Directive ▸ Leaving out every picture, retype the lines below from the top through the one that contains "from bokeh.resources import INLINE".

-- BEGIN Information provided --

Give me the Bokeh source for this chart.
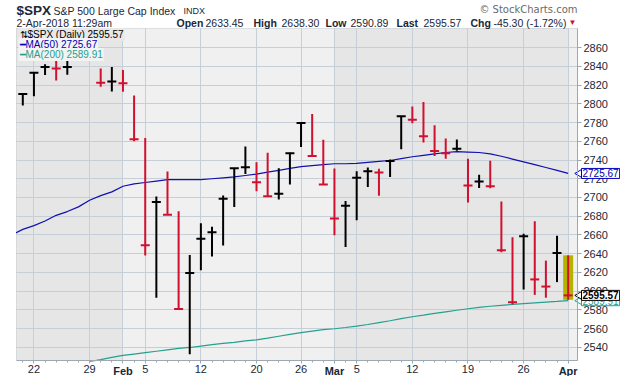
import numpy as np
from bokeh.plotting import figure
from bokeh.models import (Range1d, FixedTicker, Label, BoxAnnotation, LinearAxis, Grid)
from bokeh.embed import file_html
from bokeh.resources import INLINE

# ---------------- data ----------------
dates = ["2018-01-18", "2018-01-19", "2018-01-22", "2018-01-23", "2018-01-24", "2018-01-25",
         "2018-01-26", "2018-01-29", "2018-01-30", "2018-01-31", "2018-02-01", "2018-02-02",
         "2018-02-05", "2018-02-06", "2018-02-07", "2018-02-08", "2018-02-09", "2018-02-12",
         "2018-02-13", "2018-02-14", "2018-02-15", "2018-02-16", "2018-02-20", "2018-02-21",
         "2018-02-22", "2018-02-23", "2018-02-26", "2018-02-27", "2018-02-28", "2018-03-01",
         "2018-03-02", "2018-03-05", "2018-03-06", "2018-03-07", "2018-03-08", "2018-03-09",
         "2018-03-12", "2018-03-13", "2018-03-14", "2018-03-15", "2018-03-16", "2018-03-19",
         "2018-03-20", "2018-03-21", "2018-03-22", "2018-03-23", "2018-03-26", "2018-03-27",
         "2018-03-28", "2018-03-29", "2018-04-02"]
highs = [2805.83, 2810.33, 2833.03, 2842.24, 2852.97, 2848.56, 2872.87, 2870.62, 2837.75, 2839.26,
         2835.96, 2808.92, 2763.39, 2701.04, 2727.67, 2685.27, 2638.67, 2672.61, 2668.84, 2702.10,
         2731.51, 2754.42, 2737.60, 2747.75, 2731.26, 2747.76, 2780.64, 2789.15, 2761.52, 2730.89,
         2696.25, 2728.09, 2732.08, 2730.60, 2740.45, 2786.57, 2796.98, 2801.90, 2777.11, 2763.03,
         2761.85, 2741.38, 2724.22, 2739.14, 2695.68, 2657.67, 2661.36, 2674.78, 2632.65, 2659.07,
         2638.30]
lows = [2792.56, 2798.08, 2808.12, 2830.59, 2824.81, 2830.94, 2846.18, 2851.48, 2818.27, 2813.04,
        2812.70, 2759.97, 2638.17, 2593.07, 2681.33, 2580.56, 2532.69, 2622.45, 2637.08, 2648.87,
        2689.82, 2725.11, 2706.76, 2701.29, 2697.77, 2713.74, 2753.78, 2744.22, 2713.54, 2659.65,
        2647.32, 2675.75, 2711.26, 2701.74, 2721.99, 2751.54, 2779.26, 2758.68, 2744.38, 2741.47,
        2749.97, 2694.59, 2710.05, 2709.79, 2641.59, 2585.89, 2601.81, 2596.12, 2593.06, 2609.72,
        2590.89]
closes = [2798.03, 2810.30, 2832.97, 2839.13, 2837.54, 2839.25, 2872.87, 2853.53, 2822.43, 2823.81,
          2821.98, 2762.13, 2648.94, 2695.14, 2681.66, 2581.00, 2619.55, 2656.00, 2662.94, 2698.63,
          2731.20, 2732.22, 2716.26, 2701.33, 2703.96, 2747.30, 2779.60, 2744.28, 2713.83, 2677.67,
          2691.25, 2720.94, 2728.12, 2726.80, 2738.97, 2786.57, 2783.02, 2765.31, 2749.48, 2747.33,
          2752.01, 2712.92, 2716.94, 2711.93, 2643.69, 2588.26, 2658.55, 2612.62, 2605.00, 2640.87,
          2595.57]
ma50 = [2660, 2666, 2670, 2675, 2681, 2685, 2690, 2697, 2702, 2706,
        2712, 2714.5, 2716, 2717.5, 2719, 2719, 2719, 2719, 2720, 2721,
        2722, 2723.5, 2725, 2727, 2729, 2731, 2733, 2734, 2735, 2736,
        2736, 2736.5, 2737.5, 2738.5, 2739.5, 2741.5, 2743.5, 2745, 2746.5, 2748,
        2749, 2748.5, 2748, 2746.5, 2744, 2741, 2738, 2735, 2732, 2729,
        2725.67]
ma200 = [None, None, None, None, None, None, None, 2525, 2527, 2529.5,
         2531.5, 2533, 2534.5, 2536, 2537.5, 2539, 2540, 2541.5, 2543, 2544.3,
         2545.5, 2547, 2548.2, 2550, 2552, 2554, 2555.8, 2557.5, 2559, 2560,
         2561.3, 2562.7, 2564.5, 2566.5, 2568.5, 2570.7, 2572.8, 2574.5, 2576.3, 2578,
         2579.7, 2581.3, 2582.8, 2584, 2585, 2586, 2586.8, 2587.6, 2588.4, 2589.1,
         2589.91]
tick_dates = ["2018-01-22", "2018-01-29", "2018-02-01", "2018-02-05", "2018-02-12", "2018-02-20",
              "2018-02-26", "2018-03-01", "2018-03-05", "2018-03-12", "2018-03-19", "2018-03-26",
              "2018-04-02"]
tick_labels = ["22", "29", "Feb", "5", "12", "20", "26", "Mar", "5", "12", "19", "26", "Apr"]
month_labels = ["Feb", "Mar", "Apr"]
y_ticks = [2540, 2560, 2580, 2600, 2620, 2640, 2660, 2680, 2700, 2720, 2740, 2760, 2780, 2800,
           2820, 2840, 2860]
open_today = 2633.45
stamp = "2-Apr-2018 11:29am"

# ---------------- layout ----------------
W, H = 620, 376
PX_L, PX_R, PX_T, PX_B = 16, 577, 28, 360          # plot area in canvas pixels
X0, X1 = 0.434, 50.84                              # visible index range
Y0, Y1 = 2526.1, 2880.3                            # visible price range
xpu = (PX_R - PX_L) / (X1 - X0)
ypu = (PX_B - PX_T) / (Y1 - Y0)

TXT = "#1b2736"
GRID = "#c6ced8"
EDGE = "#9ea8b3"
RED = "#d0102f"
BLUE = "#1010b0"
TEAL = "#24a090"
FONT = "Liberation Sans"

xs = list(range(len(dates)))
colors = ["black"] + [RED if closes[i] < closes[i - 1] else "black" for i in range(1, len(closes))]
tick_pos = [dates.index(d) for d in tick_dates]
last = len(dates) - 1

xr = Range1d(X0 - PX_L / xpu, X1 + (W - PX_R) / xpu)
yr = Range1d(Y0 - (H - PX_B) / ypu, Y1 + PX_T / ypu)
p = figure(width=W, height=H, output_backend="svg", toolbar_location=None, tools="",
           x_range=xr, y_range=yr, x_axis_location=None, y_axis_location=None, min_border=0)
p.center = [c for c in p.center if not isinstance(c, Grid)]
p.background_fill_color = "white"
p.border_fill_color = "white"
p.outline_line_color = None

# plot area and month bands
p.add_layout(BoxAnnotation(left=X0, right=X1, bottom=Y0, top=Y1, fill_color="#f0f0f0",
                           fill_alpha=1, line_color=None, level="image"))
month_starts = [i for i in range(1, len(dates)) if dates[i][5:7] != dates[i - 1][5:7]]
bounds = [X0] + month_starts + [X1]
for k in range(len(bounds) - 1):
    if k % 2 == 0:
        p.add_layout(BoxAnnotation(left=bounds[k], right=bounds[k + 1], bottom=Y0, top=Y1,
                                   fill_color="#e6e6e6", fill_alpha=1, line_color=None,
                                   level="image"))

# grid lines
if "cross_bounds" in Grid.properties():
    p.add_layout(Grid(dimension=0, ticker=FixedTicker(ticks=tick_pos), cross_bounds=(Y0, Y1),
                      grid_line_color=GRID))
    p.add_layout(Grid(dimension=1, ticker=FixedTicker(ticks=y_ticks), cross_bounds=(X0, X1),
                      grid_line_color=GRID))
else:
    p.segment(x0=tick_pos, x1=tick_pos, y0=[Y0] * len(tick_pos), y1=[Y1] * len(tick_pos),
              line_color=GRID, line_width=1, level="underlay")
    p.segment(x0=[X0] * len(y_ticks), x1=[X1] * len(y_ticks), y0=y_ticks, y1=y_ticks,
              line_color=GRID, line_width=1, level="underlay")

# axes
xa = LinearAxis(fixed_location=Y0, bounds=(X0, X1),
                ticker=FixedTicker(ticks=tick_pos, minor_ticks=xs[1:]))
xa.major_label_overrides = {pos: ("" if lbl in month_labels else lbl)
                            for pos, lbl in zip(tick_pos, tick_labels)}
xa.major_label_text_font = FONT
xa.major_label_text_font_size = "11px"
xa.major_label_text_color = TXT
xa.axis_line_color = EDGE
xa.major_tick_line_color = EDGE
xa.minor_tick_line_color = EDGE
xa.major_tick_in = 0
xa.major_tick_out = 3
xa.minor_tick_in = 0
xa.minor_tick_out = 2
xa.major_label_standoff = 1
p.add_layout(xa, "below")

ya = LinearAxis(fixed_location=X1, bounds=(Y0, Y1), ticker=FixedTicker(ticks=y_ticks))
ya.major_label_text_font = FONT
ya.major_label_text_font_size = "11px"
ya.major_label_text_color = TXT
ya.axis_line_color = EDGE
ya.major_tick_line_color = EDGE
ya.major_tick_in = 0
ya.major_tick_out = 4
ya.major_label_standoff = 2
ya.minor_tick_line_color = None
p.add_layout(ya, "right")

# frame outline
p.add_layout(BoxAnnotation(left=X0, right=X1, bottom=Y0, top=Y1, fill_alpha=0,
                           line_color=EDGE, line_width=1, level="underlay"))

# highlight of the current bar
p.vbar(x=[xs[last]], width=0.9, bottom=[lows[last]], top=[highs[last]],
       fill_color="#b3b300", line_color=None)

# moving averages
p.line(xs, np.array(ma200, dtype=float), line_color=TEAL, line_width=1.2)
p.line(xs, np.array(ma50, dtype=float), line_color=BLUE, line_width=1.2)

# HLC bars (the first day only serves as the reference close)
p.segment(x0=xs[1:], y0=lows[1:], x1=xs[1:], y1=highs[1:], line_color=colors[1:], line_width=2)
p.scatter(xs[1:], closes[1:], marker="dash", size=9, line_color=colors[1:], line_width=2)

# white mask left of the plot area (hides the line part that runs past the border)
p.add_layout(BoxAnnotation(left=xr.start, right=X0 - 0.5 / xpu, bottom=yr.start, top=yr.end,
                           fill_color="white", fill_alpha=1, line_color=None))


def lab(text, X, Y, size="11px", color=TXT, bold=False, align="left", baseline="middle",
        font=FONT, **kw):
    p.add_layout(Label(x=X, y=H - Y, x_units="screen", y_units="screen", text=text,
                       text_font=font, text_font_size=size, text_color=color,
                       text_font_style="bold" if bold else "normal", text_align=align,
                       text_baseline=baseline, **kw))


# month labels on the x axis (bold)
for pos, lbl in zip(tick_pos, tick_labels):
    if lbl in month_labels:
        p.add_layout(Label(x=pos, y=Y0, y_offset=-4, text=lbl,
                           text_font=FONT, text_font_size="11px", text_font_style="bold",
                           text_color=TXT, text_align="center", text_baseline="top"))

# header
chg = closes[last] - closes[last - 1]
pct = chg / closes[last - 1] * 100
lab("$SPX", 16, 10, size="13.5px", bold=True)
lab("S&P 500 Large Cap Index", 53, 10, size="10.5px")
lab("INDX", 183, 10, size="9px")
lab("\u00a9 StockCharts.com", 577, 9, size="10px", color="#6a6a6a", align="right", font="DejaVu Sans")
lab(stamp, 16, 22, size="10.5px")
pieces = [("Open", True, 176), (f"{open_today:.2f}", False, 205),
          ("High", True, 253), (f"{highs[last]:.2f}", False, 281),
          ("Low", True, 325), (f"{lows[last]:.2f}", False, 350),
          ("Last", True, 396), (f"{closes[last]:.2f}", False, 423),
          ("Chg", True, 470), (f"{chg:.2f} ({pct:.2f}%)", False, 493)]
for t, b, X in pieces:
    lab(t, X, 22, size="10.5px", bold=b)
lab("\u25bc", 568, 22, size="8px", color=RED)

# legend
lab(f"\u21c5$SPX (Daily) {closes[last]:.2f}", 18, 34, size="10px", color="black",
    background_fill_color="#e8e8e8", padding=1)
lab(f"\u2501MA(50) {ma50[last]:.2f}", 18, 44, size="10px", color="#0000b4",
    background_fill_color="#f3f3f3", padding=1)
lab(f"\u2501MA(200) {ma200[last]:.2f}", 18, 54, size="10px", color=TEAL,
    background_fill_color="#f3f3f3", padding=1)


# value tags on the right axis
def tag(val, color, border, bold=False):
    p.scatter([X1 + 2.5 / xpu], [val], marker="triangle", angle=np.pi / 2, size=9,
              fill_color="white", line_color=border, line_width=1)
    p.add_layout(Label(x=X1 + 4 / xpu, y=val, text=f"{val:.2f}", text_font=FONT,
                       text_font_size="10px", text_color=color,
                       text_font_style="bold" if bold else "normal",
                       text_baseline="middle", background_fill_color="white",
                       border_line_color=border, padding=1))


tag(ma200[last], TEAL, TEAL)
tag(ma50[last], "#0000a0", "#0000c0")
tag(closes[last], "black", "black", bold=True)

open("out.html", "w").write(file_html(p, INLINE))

-- END Information provided --

Answer to this task ▸
Give me the Bokeh source for this chart.
import numpy as np
from bokeh.plotting import figure
from bokeh.models import (Range1d, FixedTicker, Label, BoxAnnotation, LinearAxis, Grid)
from bokeh.embed import file_html
from bokeh.resources import INLINE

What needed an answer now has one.